● Source excerpt
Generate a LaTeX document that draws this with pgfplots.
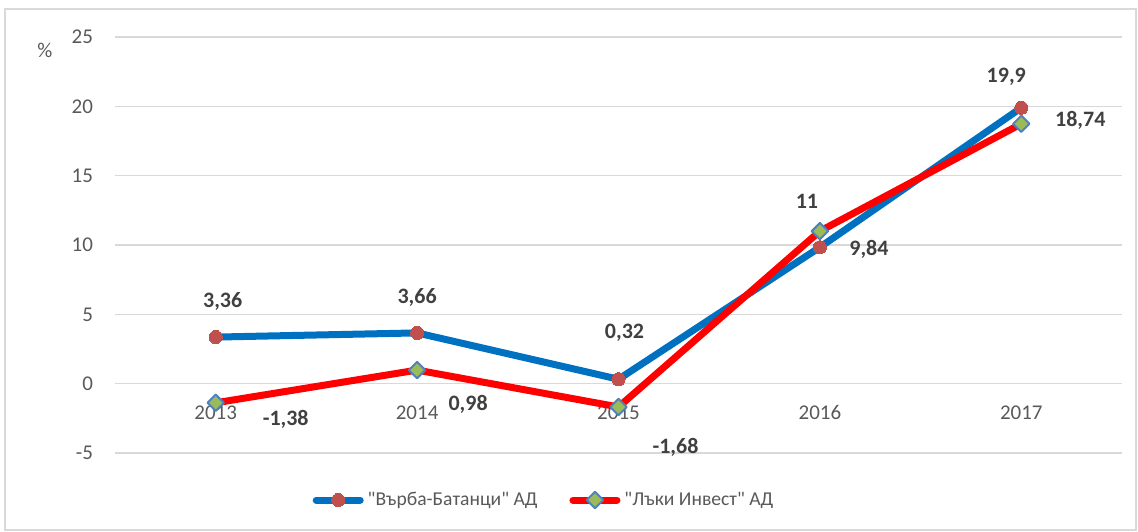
\documentclass[border=0pt]{standalone}
\usepackage{pgfplots}
\pgfplotsset{compat=1.18}
\usepackage{fontspec}
\setmainfont{Carlito}[Ligatures=TeXOff]
\definecolor{txt}{HTML}{595959}
\definecolor{lblc}{HTML}{404040}
\definecolor{gridc}{HTML}{D9D9D9}
\definecolor{sblue}{HTML}{0070C0}
\definecolor{sred}{HTML}{FF0000}
\definecolor{mred}{HTML}{C0504D}
\definecolor{mgreen}{HTML}{9BBB59}
\definecolor{medge}{HTML}{4F81BD}

\begin{document}
\begin{tikzpicture}[lb/.style={font=\fontsize{11}{13}\selectfont\bfseries, text=lblc}]
\path[use as bounding box] (0,0) rectangle (569pt,265.5pt);
\draw[gridc, line width=0.7pt] (2.5pt,0.5pt) rectangle (568pt,261pt);
\node[text=txt, font=\fontsize{10.5}{12}\selectfont] at (22.5pt,240.5pt) {\%};
\begin{axis}[
  at={(57.5pt,39pt)}, anchor=south west,
  scale only axis, width=503.5pt, height=208pt,
  xmin=-0.5, xmax=4.5, ymin=-5, ymax=25,
  xtick={0,...,4}, xticklabels={2013,2014,2015,2016,2017},
  ytick={-5,0,...,25},
  ymajorgrids, grid style={gridc, line width=0.7pt},
  axis line style={draw=none}, major tick length=0pt,
  tick label style={text=txt, font=\fontsize{10.5}{12}\selectfont},
  /pgf/number format/assume math mode=true,
  xticklabel style={yshift=27.2pt},
  yticklabel style={xshift=-7.5pt},
  clip=false,
  legend style={at={(0.427,-0.113)}, anchor=center, draw=none,
    legend columns=-1, font=\fontsize{9.8}{12}\selectfont, text=txt,
    /tikz/every even column/.append style={column sep=14pt}},
  legend image code/.code={\draw[mark repeat=2,mark phase=2,#1,line cap=round]
    plot coordinates {(0pt,0pt) (11pt,0pt) (22pt,0pt)};},
]
\addplot[sblue, line width=3.5pt, line join=round, mark=*, mark size=3.3pt,
  mark options={fill=mred, draw=mred, line width=0pt}]
  coordinates {(0,3.36) (1,3.66) (2,0.32) (3,9.84) (4,19.9)};
\addlegendentry{"Върба-Батанци" АД}
\addplot[sred, line width=3.5pt, line join=round, mark=square*, mark size=2.9pt,
  mark options={rotate=45, fill=mgreen, draw=medge, line width=1pt}]
  coordinates {(0,-1.38) (1,0.98) (2,-1.68) (3,11) (4,18.74)};
\addlegendentry{"Лъки Инвест" АД}

% data labels, first series
\node[lb, xshift=3.5pt, yshift=17.7pt] at (axis cs:0,3.36) {3,36};
\node[lb, yshift=17.7pt] at (axis cs:1,3.66) {3,66};
\node[lb, xshift=3pt, yshift=23.3pt] at (axis cs:2,0.32) {0,32};
\node[lb, xshift=24.5pt, yshift=-1pt] at (axis cs:3,9.84) {9,84};
\node[lb, xshift=-7.5pt, yshift=15.3pt] at (axis cs:4,19.9) {19,9};
% data labels, second series
\node[lb, xshift=35pt, yshift=-8.5pt] at (axis cs:0,-1.38) {-1,38};
\node[lb, xshift=25.5pt, yshift=-17.3pt] at (axis cs:1,0.98) {0,98};
\node[lb, xshift=28.5pt, yshift=-20.3pt] at (axis cs:2,-1.68) {-1,68};
\node[lb, xshift=-6.5pt, yshift=15pt] at (axis cs:3,11) {11};
\node[lb, xshift=29.5pt, yshift=1.8pt] at (axis cs:4,18.74) {18,74};
\end{axis}
\end{tikzpicture}
\end{document}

● Aim
Return the listing above in full and without alteration, excluding its pictures.

● Answer to this problem
Generate a LaTeX document that draws this with pgfplots.
\documentclass[border=0pt]{standalone}
\usepackage{pgfplots}
\pgfplotsset{compat=1.18}
\usepackage{fontspec}
\setmainfont{Carlito}[Ligatures=TeXOff]
\definecolor{txt}{HTML}{595959}
\definecolor{lblc}{HTML}{404040}
\definecolor{gridc}{HTML}{D9D9D9}
\definecolor{sblue}{HTML}{0070C0}
\definecolor{sred}{HTML}{FF0000}
\definecolor{mred}{HTML}{C0504D}
\definecolor{mgreen}{HTML}{9BBB59}
\definecolor{medge}{HTML}{4F81BD}

\begin{document}
\begin{tikzpicture}[lb/.style={font=\fontsize{11}{13}\selectfont\bfseries, text=lblc}]
\path[use as bounding box] (0,0) rectangle (569pt,265.5pt);
\draw[gridc, line width=0.7pt] (2.5pt,0.5pt) rectangle (568pt,261pt);
\node[text=txt, font=\fontsize{10.5}{12}\selectfont] at (22.5pt,240.5pt) {\%};
\begin{axis}[
  at={(57.5pt,39pt)}, anchor=south west,
  scale only axis, width=503.5pt, height=208pt,
  xmin=-0.5, xmax=4.5, ymin=-5, ymax=25,
  xtick={0,...,4}, xticklabels={2013,2014,2015,2016,2017},
  ytick={-5,0,...,25},
  ymajorgrids, grid style={gridc, line width=0.7pt},
  axis line style={draw=none}, major tick length=0pt,
  tick label style={text=txt, font=\fontsize{10.5}{12}\selectfont},
  /pgf/number format/assume math mode=true,
  xticklabel style={yshift=27.2pt},
  yticklabel style={xshift=-7.5pt},
  clip=false,
  legend style={at={(0.427,-0.113)}, anchor=center, draw=none,
    legend columns=-1, font=\fontsize{9.8}{12}\selectfont, text=txt,
    /tikz/every even column/.append style={column sep=14pt}},
  legend image code/.code={\draw[mark repeat=2,mark phase=2,#1,line cap=round]
    plot coordinates {(0pt,0pt) (11pt,0pt) (22pt,0pt)};},
]
\addplot[sblue, line width=3.5pt, line join=round, mark=*, mark size=3.3pt,
  mark options={fill=mred, draw=mred, line width=0pt}]
  coordinates {(0,3.36) (1,3.66) (2,0.32) (3,9.84) (4,19.9)};
\addlegendentry{"Върба-Батанци" АД}
\addplot[sred, line width=3.5pt, line join=round, mark=square*, mark size=2.9pt,
  mark options={rotate=45, fill=mgreen, draw=medge, line width=1pt}]
  coordinates {(0,-1.38) (1,0.98) (2,-1.68) (3,11) (4,18.74)};
\addlegendentry{"Лъки Инвест" АД}

% data labels, first series
\node[lb, xshift=3.5pt, yshift=17.7pt] at (axis cs:0,3.36) {3,36};
\node[lb, yshift=17.7pt] at (axis cs:1,3.66) {3,66};
\node[lb, xshift=3pt, yshift=23.3pt] at (axis cs:2,0.32) {0,32};
\node[lb, xshift=24.5pt, yshift=-1pt] at (axis cs:3,9.84) {9,84};
\node[lb, xshift=-7.5pt, yshift=15.3pt] at (axis cs:4,19.9) {19,9};
% data labels, second series
\node[lb, xshift=35pt, yshift=-8.5pt] at (axis cs:0,-1.38) {-1,38};
\node[lb, xshift=25.5pt, yshift=-17.3pt] at (axis cs:1,0.98) {0,98};
\node[lb, xshift=28.5pt, yshift=-20.3pt] at (axis cs:2,-1.68) {-1,68};
\node[lb, xshift=-6.5pt, yshift=15pt] at (axis cs:3,11) {11};
\node[lb, xshift=29.5pt, yshift=1.8pt] at (axis cs:4,18.74) {18,74};
\end{axis}
\end{tikzpicture}
\end{document}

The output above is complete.